I was thinking of aipods ... for music for me while home AND keeping ONE in my left ear for podcasts while driving(via iphone) ,, and playing XM radio for the pax.. any suggestions for BT earbuds for iOS .. I'd use airpods but they are pretty overpriced


----------



## kingcorey321 (May 20, 2018)

First why not listen to what you want in your car ? No need to keep it in your ear.
But look @ these https://www.walmart.com/ip/onn-Black-In-Ear-Wireless-Earbuds-with-Charging-Case/131564824
30 bucks


----------



## Mash Ghasem (Jan 12, 2020)

An over the ear clip-on is much cheaper and (more importantly) gives more hours. It stays in place better too.


----------



## Miuipixel (Dec 2, 2019)

I bot an icrap lookalike for £10 from eBay and works perfect


----------



## theMezz (Sep 29, 2018)

kingcorey321 said:


> First why not listen to what you want in your car ? No need to keep it in your ear.
> But look @ these https://www.walmart.com/ip/onn-Black-In-Ear-Wireless-Earbuds-with-Charging-Case/131564824
> 30 bucks


People many people are offended by the podcasts *I* listen to


----------



## FLKeys (Dec 27, 2018)

I got a $25 pair from Amazon and they work just fine. Been using them over 1.5 years now. Just make sure when you buy some that the buds will work independent of each other. Some of them if you don't have both on you will get a beeping every 10 seconds in your ear. Mine I can use 1 ear bud and then switch out to the other. The first one that is dead will be charged before the second one goes dead.
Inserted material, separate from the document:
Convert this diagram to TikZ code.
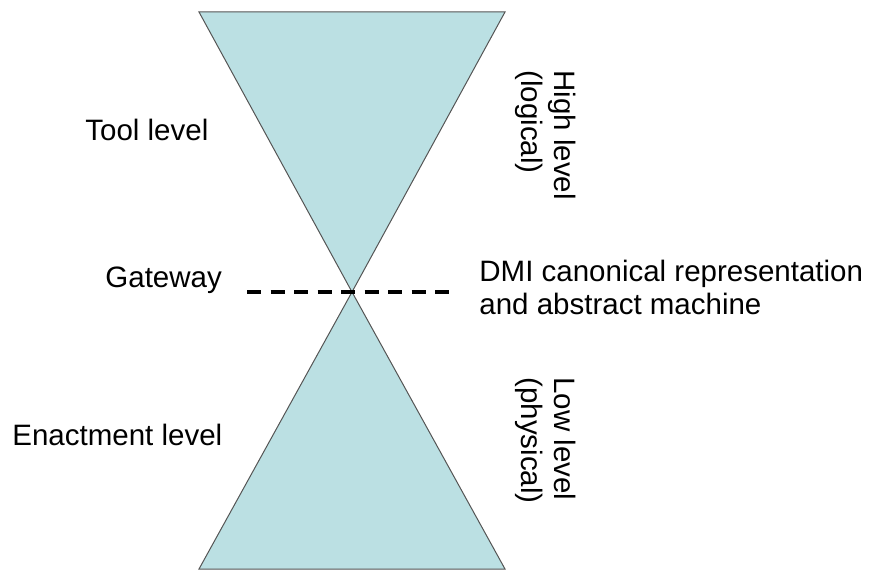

Found the link, guess they went up in price a little as they changed technology.
https://www.amazon.com/gp/product/B07ZPP95QG/?tag=ubne0c-20


----------



## Coyotex (Feb 10, 2019)

I bought this cheapo one months ago, and it's worked like a charm! It charges up fast as well. I'll be ordering another one as well! https://amzn.to/37loFWC


----------